### Stated goal
From the first line of the data below through the line bearing "y_ticks = [0.0, 0.5, 1.0, 1.5, 2.0, 2.5]", reproduce each line exactly; do not include pictures.

### Data shown

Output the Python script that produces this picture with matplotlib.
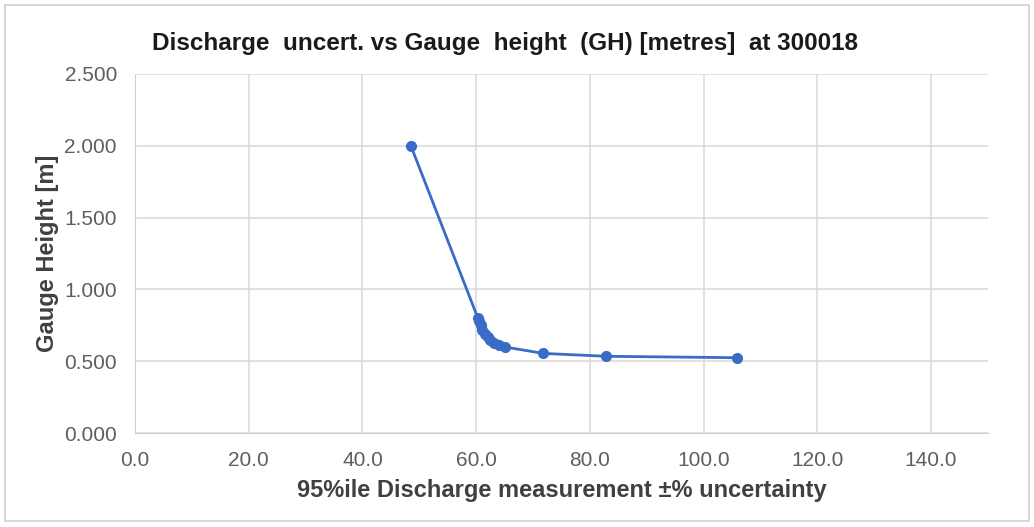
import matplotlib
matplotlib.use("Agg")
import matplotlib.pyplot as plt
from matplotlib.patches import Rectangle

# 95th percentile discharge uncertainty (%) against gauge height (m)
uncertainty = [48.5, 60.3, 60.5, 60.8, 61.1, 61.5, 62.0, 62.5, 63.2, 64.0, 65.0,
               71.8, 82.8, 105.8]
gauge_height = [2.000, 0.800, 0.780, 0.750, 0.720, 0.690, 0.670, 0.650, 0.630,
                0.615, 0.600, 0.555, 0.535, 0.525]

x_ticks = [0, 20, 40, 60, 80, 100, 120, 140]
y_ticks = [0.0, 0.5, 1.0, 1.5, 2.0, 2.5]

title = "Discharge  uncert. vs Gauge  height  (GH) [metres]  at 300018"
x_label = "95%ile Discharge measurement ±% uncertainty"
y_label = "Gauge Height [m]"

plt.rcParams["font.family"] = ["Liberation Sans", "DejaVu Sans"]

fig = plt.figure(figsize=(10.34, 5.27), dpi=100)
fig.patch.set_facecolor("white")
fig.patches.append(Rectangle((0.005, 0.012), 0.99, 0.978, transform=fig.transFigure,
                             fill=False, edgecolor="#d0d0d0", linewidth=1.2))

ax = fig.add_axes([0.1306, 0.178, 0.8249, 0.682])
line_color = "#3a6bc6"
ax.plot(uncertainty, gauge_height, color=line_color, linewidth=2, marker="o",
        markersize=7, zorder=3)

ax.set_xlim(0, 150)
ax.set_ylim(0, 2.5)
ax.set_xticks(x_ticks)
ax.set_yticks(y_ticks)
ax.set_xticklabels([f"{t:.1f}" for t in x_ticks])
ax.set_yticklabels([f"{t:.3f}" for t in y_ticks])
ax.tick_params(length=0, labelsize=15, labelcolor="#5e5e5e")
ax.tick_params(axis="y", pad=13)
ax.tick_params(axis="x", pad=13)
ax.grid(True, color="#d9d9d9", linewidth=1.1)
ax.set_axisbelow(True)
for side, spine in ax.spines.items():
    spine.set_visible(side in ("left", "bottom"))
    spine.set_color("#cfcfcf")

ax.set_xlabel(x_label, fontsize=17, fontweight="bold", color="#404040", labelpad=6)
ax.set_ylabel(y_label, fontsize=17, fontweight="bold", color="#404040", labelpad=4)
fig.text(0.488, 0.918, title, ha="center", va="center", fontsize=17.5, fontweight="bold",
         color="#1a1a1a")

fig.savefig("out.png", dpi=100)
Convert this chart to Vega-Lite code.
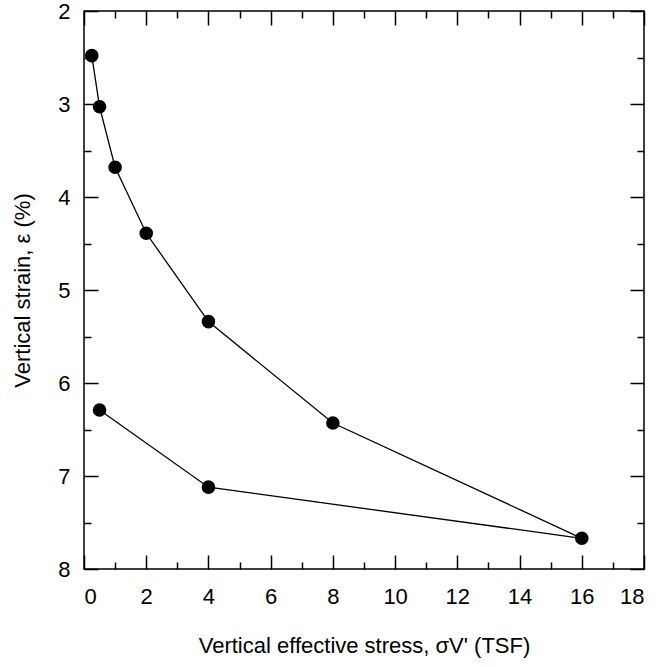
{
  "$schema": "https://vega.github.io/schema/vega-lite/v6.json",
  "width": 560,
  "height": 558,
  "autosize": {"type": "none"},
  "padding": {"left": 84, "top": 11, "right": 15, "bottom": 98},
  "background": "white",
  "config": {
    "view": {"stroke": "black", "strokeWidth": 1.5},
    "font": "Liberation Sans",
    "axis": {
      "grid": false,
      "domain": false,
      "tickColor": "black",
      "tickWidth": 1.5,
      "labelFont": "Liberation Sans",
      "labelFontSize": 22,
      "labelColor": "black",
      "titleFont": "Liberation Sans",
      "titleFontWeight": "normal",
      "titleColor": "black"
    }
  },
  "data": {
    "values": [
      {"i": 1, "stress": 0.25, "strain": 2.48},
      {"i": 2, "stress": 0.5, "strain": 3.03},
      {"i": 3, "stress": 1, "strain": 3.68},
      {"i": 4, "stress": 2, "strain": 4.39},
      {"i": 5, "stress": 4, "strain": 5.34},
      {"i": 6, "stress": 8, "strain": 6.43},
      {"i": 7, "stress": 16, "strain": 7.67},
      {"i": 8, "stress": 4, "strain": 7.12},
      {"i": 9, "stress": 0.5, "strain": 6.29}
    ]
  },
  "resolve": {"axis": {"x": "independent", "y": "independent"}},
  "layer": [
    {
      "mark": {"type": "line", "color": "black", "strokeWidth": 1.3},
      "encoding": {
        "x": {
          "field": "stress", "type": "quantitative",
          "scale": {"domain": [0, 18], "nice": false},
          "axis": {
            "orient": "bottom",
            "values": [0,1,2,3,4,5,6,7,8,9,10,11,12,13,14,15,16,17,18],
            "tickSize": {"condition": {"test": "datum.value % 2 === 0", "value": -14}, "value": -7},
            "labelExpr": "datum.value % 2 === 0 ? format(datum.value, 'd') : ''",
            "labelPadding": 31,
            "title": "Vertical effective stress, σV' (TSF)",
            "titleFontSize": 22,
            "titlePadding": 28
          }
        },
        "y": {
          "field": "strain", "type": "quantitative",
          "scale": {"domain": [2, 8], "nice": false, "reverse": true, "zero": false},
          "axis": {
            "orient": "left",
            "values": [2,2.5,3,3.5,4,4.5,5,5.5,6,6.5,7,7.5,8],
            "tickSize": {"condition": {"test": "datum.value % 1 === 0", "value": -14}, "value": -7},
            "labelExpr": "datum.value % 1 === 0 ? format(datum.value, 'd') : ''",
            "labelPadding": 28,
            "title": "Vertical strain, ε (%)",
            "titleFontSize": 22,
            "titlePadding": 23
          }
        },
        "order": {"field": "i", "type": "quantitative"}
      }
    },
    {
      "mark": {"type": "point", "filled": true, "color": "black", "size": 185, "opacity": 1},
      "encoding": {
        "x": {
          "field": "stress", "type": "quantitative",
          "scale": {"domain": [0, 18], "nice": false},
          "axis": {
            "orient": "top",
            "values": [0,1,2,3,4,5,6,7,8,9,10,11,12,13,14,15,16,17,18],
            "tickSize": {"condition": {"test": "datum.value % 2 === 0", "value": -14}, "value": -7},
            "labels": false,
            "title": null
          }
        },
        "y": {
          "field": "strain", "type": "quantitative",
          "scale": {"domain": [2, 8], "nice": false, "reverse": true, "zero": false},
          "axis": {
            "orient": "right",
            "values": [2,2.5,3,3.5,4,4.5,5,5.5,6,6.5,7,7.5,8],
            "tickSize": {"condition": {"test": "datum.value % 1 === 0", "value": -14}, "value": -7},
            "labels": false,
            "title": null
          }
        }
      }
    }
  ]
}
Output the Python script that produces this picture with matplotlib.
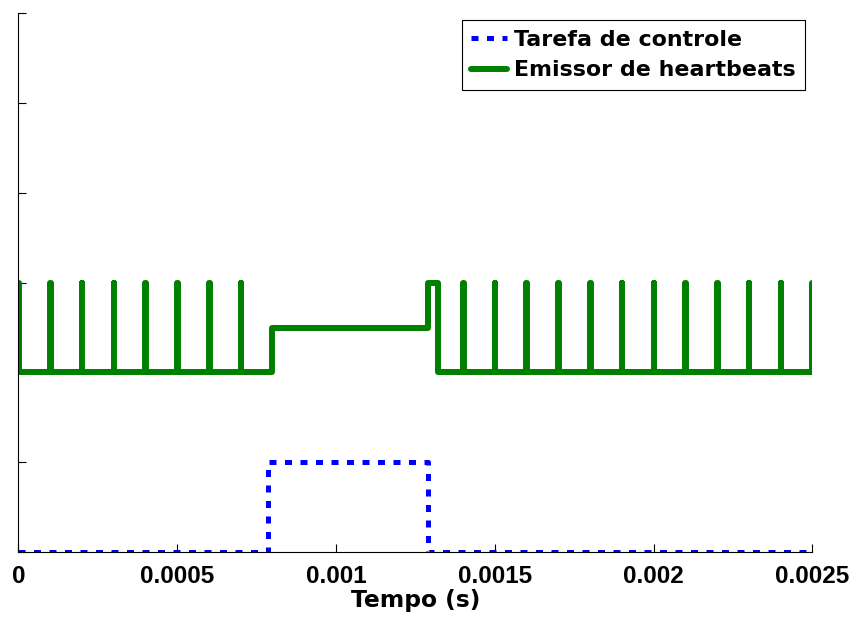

### Solution for this exercise
Output the Python script that produces this picture with matplotlib.
import matplotlib
matplotlib.use("Agg")
import matplotlib.pyplot as plt
from matplotlib.patches import Rectangle

# 95th percentile discharge uncertainty (%) against gauge height (m)
uncertainty = [48.5, 60.3, 60.5, 60.8, 61.1, 61.5, 62.0, 62.5, 63.2, 64.0, 65.0,
               71.8, 82.8, 105.8]
gauge_height = [2.000, 0.800, 0.780, 0.750, 0.720, 0.690, 0.670, 0.650, 0.630,
                0.615, 0.600, 0.555, 0.535, 0.525]

x_ticks = [0, 20, 40, 60, 80, 100, 120, 140]
y_ticks = [0.0, 0.5, 1.0, 1.5, 2.0, 2.5]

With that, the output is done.